— START OF ITEMS —

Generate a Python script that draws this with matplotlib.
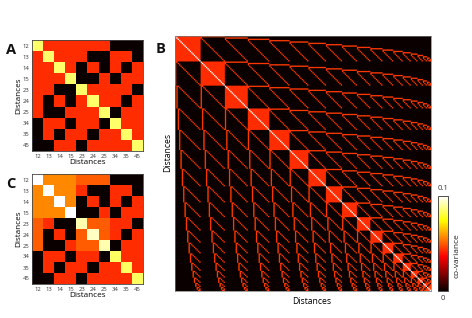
import numpy as np
import matplotlib
matplotlib.use("Agg")
import matplotlib.pyplot as plt
from matplotlib.cm import ScalarMappable
from matplotlib.colors import Normalize

plt.rcParams['font.family'] = ['Open Sans', 'DejaVu Sans']

pair_labels = ["12", "13", "14", "15", "23", "24", "25", "34", "35", "45"]
n_residues_b = 20
vmax = 0.1

# o = black, r = red
o = 0.0
r = 0.043
d = 0.085

cov_a = [
    [d, r, r, r, r, r, r, o, o, o],
    [r, d, r, r, r, o, o, r, r, o],
    [r, r, d, r, o, r, o, r, o, r],
    [r, r, r, d, o, o, r, o, r, r],
    [r, r, o, o, d, r, r, r, r, o],
    [r, o, r, o, r, d, r, r, o, r],
    [r, o, o, r, r, r, d, o, r, r],
    [o, r, r, o, r, r, o, d, r, r],
    [o, r, o, r, r, o, r, r, d, r],
    [o, o, r, r, o, r, r, r, r, d],
]

a = 0.057
b = 0.05
cov_c = [
    [0.1, a, a, a, b, b, b, o, o, o],
    [a, 0.1, a, a, r, o, o, r, r, o],
    [a, a, 0.1, a, o, r, o, r, o, r],
    [a, a, a, 0.1, o, o, r, o, r, r],
    [b, r, o, o, 0.092, b, b, r, r, o],
    [b, o, r, o, b, 0.094, b, r, o, r],
    [b, o, o, r, b, b, 0.092, o, r, r],
    [o, r, r, o, r, r, o, 0.084, r, r],
    [o, r, o, r, r, o, r, r, 0.084, r],
    [o, o, r, r, o, r, r, r, r, 0.084],
]

# lines in panel B are one cell wide, so they need a bit more value to stay red once resampled
line_b = 0.045
diag_b = 0.12


def pair_matrix(n):
    # distances that share a residue covary, the others do not
    pairs = [(i, j) for i in range(n) for j in range(i + 1, n)]
    cov = np.zeros((len(pairs), len(pairs)))
    for row, p in enumerate(pairs):
        for col, q in enumerate(pairs):
            if row == col:
                cov[row, col] = diag_b
            elif p[0] == q[0]:
                cov[row, col] = r
            elif set(p) & set(q):
                cov[row, col] = line_b
    return cov


def px_axes(fig, x0, y0, x1, y1):
    w, h = fig.get_size_inches() * fig.dpi
    return fig.add_axes([x0 / w, 1 - y1 / h, (x1 - x0) / w, (y1 - y0) / h])


def small_panel(ax, cov, letter, letter_y):
    ax.imshow(np.array(cov), cmap="hot", vmin=0, vmax=vmax, aspect="auto", interpolation="nearest")
    ax.set_xticks(range(10))
    ax.set_yticks(range(10))
    ax.set_xticklabels(pair_labels)
    ax.set_yticklabels(pair_labels)
    ax.tick_params(length=0, labelsize=4.2, labelcolor="#333333", pad=2)
    ax.set_xlabel("Distances", fontsize=5.9, labelpad=0)
    ax.set_ylabel("Distances", fontsize=5.9, labelpad=0)
    for s in ax.spines.values():
        s.set_color("#444444")
        s.set_linewidth(0.6)
    fig.text(6 / 472, 1 - letter_y / 318, letter, fontsize=10.5, fontweight="bold", va="center", color="#111111")


fig = plt.figure(figsize=(4.72, 3.18), dpi=100)

small_panel(px_axes(fig, 32, 40, 143, 151), cov_a, "A", 50)
small_panel(px_axes(fig, 32, 174, 143, 284), cov_c, "C", 184)

ax_b = px_axes(fig, 175, 36, 431, 291)
ax_b.imshow(pair_matrix(n_residues_b), cmap="hot", vmin=0, vmax=vmax, aspect="auto", interpolation="hanning")
ax_b.set_xticks([])
ax_b.set_yticks([])
ax_b.set_xlabel("Distances", fontsize=6.2)
ax_b.set_ylabel("Distances", fontsize=6.2)
ax_b.xaxis.set_label_coords(0.535, -0.025)
ax_b.yaxis.set_label_coords(-0.012, 0.545)
for s in ax_b.spines.values():
    s.set_color("#777777")
    s.set_linewidth(0.5)
fig.text(156 / 472, 1 - 49 / 318, "B", fontsize=10.5, fontweight="bold", va="center", color="#111111")

cax = px_axes(fig, 438, 196, 448, 291)
cbar = fig.colorbar(ScalarMappable(Normalize(0, vmax), cmap="hot"), cax=cax)
cbar.set_ticks([])
cbar.outline.set_linewidth(0.6)
cbar.outline.set_edgecolor("#333333")
fig.text(443 / 472, 1 - 189 / 318, "0.1", fontsize=5.5, ha="center", va="center", color="#333333")
fig.text(443 / 472, 1 - 298 / 318, "0", fontsize=5.5, ha="center", va="center", color="#333333")
fig.text(457 / 472, 1 - 256 / 318, "co-variance", fontsize=6, rotation=90, ha="center", va="center", color="#222222")

fig.savefig("out.png", dpi=100)
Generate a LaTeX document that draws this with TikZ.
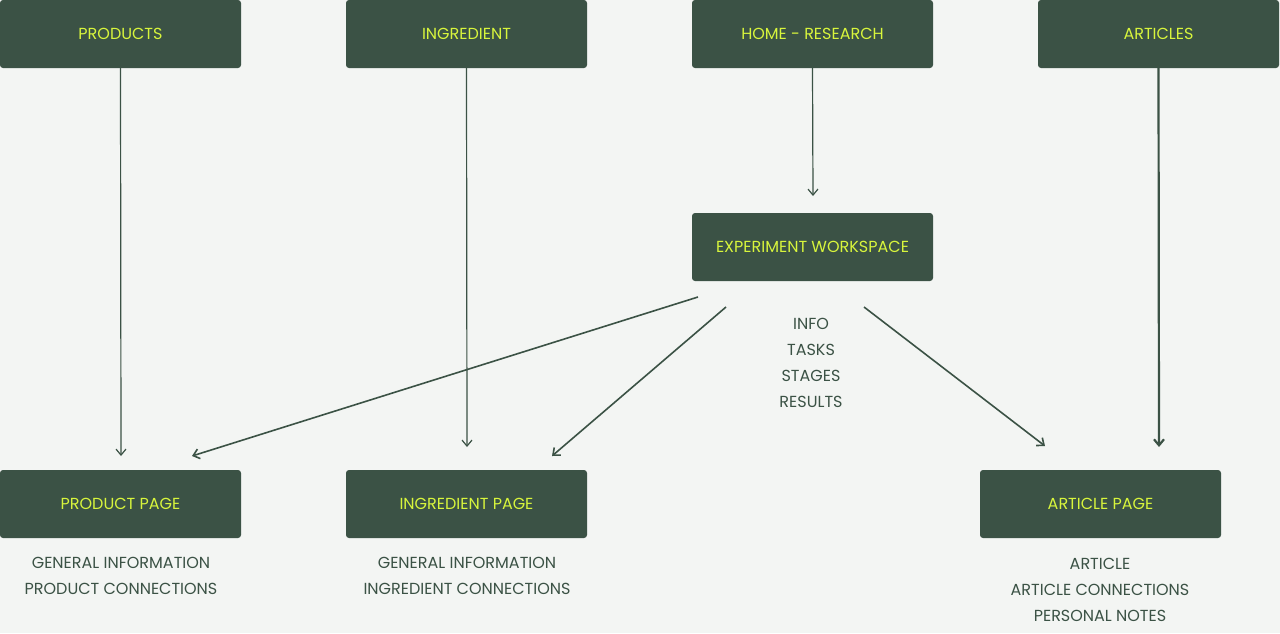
\documentclass[tikz,border=0pt]{standalone}
\usepackage{fontspec}
\setmainfont{Poppins}
\usetikzlibrary{arrows.meta, positioning}
\definecolor{bgc}{HTML}{F3F5F3}
\definecolor{boxc}{HTML}{3B5245}
\definecolor{lime}{HTML}{D8F53C}
\tikzset{
  page/.style={fill=boxc, rounded corners=3pt, minimum width=241pt, minimum height=68pt, text=lime, font=\fontsize{16}{18}\selectfont, inner sep=0pt},
  item/.style={text=boxc, font=\fontsize{16}{18}\selectfont, align=center},
  link/.style={draw=boxc, line width=1.2pt, -{Straight Barb[length=6pt,width=10pt]}}
}
\begin{document}
\begin{tikzpicture}[x=1pt, y=-1pt]
\fill[bgc] (0,0) rectangle (1280,633);
\useasboundingbox (0,0) rectangle (1280,633);
% top row
\node[page] (products) at (120.5,34) {PRODUCTS};
\node[page] (ingr) at (466.5,34) {INGREDIENT};
\node[page] (home) at (812.5,34) {HOME - RESEARCH};
\node[page] (articles) at (1158.5,34) {ARTICLES};
\node[page] (work) at (812.5,247) {EXPERIMENT WORKSPACE};
% bottom row
\node[page] (prodpage) at (120.5,504) {PRODUCT PAGE};
\node[page] (ingrpage) at (466.5,504) {INGREDIENT PAGE};
\node[page] (artpage) at (1100.5,504) {ARTICLE PAGE};
% lists
\node[item] (worklist) at (811,363) {INFO\\[8pt]TASKS\\[8pt]STAGES\\[8pt]RESULTS};
\node[item] (prodlist) at (121,576) {GENERAL INFORMATION\\[8pt]PRODUCT CONNECTIONS};
\node[item] (ingrlist) at (467,576) {GENERAL INFORMATION\\[8pt]INGREDIENT CONNECTIONS};
\node[item] (artlist) at (1100,590) {ARTICLE\\[8pt]ARTICLE CONNECTIONS\\[8pt]PERSONAL NOTES};
% arrow ends
\coordinate (p1) at (121,456);
\coordinate (i1) at (467,447);
\coordinate (h1) at (813,196);
\coordinate (a1) at (1159,447);
\coordinate (w1) at (698,297);
\coordinate (w2) at (726,307);
\coordinate (w3) at (864,307);
\coordinate (p2) at (192,456);
\coordinate (i2) at (552,456);
\coordinate (a2) at (1045,446);
\draw[link] (products.south) -- (p1);
\draw[link] (ingr.south) -- (i1);
\draw[link] (home.south) -- (h1);
\draw[link, line width=2.2pt] (articles.south) -- (a1);
\draw[link, line width=1.6pt] (w1) -- (p2);
\draw[link, line width=1.6pt] (w2) -- (i2);
\draw[link, line width=1.6pt] (w3) -- (a2);
\end{tikzpicture}
\end{document}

— END OF ITEMS —

--- TASK DETAILS ---
Extract the lines exactly, please: the first line of the listing, the line with "plt.rcParams['font.family'] = ['Open", and every line between them, but no pictures.

--- REPLY ---
Generate a Python script that draws this with matplotlib.
import numpy as np
import matplotlib
matplotlib.use("Agg")
import matplotlib.pyplot as plt
from matplotlib.cm import ScalarMappable
from matplotlib.colors import Normalize

plt.rcParams['font.family'] = ['Open Sans', 'DejaVu Sans']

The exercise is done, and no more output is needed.